--- BRIEF ---
Can you return the records below exactly as they stand, but only from the first line through the one with "9, 20, 16];"?

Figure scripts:
====

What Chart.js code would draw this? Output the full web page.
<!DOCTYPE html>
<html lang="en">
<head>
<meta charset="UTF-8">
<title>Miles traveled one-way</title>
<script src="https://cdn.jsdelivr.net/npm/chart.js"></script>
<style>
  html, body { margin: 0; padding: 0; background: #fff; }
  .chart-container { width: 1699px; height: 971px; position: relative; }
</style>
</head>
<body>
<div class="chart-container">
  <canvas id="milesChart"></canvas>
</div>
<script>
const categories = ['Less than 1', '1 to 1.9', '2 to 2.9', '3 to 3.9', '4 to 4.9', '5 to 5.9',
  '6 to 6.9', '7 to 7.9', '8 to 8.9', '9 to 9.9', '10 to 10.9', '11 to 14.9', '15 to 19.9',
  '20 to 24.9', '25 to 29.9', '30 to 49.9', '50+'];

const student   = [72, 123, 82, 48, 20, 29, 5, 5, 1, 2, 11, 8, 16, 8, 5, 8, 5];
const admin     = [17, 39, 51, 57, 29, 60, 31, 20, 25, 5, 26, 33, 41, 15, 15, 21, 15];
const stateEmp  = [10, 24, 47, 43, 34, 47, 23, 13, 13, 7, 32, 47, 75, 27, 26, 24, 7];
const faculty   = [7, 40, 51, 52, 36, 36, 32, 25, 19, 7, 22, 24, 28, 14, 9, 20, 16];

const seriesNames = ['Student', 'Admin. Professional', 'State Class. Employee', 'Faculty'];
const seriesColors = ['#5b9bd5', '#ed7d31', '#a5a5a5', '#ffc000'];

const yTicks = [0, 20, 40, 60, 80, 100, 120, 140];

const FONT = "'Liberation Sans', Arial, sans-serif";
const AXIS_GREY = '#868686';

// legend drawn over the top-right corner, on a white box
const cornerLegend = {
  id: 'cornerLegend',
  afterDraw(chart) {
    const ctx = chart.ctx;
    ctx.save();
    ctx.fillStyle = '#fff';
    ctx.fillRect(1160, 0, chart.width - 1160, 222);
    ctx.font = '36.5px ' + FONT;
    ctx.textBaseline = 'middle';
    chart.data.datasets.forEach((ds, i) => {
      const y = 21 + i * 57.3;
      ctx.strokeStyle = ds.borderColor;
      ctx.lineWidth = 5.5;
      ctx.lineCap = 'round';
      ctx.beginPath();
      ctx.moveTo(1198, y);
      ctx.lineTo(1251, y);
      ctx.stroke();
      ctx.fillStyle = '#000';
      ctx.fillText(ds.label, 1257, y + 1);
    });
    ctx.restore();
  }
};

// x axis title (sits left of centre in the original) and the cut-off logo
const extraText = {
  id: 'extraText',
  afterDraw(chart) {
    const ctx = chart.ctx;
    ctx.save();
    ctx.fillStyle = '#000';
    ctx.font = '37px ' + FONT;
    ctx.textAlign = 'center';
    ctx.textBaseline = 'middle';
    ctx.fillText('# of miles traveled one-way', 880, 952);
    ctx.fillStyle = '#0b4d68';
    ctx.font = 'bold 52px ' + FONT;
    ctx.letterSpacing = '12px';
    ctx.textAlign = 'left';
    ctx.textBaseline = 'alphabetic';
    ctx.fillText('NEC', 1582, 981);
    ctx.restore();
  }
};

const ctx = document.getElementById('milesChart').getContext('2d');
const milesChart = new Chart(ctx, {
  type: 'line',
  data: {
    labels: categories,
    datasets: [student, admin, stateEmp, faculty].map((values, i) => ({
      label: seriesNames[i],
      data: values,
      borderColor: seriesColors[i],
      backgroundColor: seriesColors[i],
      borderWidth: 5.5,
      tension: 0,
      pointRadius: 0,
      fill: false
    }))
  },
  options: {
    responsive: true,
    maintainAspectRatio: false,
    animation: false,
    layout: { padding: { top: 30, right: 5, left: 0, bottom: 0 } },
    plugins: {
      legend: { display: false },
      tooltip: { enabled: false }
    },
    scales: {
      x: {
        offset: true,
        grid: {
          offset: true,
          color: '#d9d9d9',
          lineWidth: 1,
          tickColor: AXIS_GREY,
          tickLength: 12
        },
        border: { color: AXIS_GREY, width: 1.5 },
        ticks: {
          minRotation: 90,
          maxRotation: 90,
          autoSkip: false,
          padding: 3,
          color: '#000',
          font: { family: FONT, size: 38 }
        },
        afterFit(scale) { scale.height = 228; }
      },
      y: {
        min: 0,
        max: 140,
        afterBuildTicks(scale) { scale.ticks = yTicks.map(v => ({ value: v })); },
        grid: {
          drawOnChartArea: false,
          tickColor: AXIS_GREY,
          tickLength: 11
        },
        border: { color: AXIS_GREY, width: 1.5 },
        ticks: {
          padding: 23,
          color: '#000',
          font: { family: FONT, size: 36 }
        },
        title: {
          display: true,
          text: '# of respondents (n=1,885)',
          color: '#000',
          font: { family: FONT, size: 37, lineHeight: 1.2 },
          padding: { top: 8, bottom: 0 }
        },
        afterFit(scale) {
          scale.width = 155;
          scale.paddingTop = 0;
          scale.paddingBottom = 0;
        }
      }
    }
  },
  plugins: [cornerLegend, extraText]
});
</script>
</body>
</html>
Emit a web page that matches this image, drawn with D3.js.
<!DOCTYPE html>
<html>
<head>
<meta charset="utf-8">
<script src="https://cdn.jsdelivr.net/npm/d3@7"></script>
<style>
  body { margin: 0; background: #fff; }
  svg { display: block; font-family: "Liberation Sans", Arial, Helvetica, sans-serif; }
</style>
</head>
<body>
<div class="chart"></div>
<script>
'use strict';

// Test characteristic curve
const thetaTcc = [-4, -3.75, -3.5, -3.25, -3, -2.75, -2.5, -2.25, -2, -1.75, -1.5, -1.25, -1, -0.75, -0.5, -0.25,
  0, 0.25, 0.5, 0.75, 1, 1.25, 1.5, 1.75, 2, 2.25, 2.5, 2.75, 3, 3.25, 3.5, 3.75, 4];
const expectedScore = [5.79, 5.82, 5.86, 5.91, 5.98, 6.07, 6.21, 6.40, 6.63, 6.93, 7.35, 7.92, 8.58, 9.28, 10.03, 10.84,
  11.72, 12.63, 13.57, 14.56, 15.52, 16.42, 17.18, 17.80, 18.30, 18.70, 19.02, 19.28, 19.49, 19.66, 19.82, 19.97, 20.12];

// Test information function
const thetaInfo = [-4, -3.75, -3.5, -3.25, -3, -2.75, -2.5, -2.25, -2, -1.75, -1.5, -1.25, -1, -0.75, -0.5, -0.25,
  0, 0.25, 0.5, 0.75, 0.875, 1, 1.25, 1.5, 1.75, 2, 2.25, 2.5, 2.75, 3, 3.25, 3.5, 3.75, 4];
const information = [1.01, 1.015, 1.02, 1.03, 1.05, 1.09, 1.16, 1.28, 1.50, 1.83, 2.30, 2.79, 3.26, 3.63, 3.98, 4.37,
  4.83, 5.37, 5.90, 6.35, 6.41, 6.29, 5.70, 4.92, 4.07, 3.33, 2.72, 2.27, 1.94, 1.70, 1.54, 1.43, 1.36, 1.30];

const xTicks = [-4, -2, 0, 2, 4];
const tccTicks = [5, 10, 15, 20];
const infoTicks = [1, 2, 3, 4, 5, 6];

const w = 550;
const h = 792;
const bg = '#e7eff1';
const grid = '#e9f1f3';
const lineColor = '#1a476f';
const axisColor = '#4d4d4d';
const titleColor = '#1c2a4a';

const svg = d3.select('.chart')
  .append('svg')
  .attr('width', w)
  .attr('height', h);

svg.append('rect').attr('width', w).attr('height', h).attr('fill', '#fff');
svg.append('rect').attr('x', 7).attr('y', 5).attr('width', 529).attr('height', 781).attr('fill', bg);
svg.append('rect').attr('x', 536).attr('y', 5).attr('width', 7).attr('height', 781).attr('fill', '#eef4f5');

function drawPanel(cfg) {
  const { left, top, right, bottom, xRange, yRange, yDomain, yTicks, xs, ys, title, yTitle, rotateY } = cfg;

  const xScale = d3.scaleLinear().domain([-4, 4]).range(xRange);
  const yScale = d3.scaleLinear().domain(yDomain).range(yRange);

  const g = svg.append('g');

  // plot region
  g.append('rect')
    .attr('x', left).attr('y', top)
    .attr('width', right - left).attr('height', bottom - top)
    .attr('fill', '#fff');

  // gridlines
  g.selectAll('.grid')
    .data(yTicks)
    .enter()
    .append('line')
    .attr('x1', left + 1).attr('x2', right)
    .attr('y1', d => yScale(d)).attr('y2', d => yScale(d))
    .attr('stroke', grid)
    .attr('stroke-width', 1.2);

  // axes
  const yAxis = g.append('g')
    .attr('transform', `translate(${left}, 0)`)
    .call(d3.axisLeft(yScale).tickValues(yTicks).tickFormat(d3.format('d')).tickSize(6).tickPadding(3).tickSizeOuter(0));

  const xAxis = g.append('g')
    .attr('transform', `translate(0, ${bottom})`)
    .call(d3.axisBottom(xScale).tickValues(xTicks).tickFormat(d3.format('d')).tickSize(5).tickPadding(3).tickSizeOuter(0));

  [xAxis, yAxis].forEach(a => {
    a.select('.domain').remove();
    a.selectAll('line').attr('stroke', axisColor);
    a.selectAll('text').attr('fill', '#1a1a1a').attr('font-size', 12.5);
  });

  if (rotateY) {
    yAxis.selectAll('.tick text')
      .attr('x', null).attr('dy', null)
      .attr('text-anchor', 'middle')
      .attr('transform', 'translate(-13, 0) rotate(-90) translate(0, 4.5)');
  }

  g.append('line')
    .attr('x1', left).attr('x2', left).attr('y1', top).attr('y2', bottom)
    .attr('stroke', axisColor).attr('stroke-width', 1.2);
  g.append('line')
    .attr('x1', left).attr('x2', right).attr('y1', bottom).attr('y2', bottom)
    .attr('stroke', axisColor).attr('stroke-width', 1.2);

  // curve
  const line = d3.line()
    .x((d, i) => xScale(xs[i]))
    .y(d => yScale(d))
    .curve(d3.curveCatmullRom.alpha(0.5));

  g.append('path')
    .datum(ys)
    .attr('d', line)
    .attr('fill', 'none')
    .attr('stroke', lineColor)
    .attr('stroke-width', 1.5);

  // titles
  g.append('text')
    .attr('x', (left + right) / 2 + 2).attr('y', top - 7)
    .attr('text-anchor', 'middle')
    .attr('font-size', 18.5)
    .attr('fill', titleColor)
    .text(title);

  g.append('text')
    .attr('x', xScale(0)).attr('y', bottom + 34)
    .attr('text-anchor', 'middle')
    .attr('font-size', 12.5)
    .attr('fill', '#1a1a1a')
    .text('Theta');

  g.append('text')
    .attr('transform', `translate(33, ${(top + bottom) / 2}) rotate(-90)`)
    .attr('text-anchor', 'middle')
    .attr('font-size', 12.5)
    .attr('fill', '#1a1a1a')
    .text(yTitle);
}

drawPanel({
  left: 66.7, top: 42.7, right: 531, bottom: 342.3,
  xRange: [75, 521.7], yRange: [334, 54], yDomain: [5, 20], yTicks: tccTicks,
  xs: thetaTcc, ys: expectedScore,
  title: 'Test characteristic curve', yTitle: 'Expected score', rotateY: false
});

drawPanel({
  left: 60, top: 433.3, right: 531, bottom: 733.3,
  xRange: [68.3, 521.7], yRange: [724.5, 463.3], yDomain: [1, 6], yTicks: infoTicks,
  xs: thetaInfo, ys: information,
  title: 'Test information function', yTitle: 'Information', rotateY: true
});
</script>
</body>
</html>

====

--- COMPLETED TASK ---
What Chart.js code would draw this? Output the full web page.
<!DOCTYPE html>
<html lang="en">
<head>
<meta charset="UTF-8">
<title>Miles traveled one-way</title>
<script src="https://cdn.jsdelivr.net/npm/chart.js"></script>
<style>
  html, body { margin: 0; padding: 0; background: #fff; }
  .chart-container { width: 1699px; height: 971px; position: relative; }
</style>
</head>
<body>
<div class="chart-container">
  <canvas id="milesChart"></canvas>
</div>
<script>
const categories = ['Less than 1', '1 to 1.9', '2 to 2.9', '3 to 3.9', '4 to 4.9', '5 to 5.9',
  '6 to 6.9', '7 to 7.9', '8 to 8.9', '9 to 9.9', '10 to 10.9', '11 to 14.9', '15 to 19.9',
  '20 to 24.9', '25 to 29.9', '30 to 49.9', '50+'];

const student   = [72, 123, 82, 48, 20, 29, 5, 5, 1, 2, 11, 8, 16, 8, 5, 8, 5];
const admin     = [17, 39, 51, 57, 29, 60, 31, 20, 25, 5, 26, 33, 41, 15, 15, 21, 15];
const stateEmp  = [10, 24, 47, 43, 34, 47, 23, 13, 13, 7, 32, 47, 75, 27, 26, 24, 7];
const faculty   = [7, 40, 51, 52, 36, 36, 32, 25, 19, 7, 22, 24, 28, 14, 9, 20, 16];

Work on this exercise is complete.